Una mañana un hombre me pidió permiso para sentarse junto a mí. Saqué mi bolso de la silla y dije sí. Y se sentó. Al rato, empecé a sentir algo extraño. Un olor intenso. Fuerte, como a guardado. Volví la vista a él y entonces me di cuenta: el pantalón cubierto de tierra, la campera con agujeros; el pelo seco y canoso. Y una bolsa de plástico que apoyaba sobre la mesa, justo al lado del diario que estaba leyendo. No leía uno, leía tres a la vez. De principio a fin, no se salteaba ni una sola página. Como si fuera un libro.
Al tiempo pude encontrar un lugar mejor donde vivir. Conseguí un escritorio. Una pizarra. Una biblioteca pequeña. Aun así seguía pensando en ese hombre. Daba vueltas con la idea de volver a encontrarlo. A veces volvía a la biblioteca a buscar libros, pero prefería leerlos en mi casa. Estar tantos días vagando en la calle me había cansado: prefería el abrigo de un hogar. Hasta que un día decidí volver.
Es diciembre y me acerco a la bibliotecaria. Pregunto si tiene registro de cuánta gente de la calle viene a la biblioteca. Dice que no. Hay muchos, pero la mayoría no se registra. Al menos, conoce a tres hombres que cada día vienen a leer. Los describe. Conozco a cada uno de ellos. La interrumpo: ¿y qué leen? No sabe. Llegan y agarran lo que está a mano en las repisas.

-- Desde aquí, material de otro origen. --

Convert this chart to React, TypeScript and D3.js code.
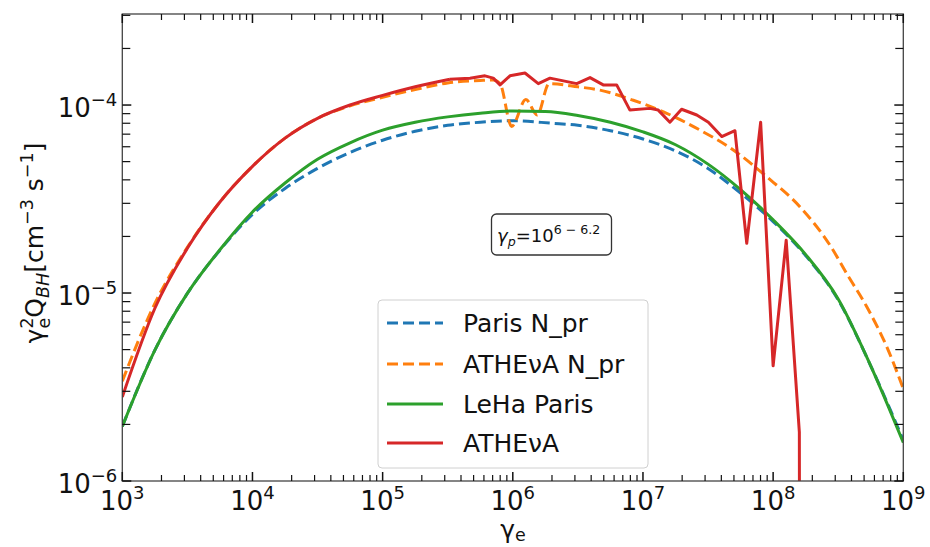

Me siento en una mesa decidida a escribir esta columna. Pienso: ojalá venga. Un lugar no es refugio si no hay cierta permanencia. Pasa una hora. Dos horas. Me concentro en la página. Permiso, dice alguien, y es él. Se sienta en la mesa a leer. Lleva en sus manos tres diarios. Pienso en hablarle, pero no quiero molestar. Tiene la barba aún más crecida. Un pullover abrigado debajo de la campera. Lee los diarios en orden, de la primera a la última página. Las cosas no cambian. O sí. En un momento se para y devuelve los diarios y luego se detiene sobre uno de los estantes de libros. Arriba dice Narrativa, poesía i teatre. Con los brazos hacia atrás, las manos enlazadas en la espalda, recorre las hileras. Se detiene y observa. Elige uno. Poemes del retorn. Lee un buen rato. Cuando se hace la hora de irnos, devuelve el libro, junta la bolsa y camina a la salida. Buenas tardes, niña, dice. Espero verte pronto.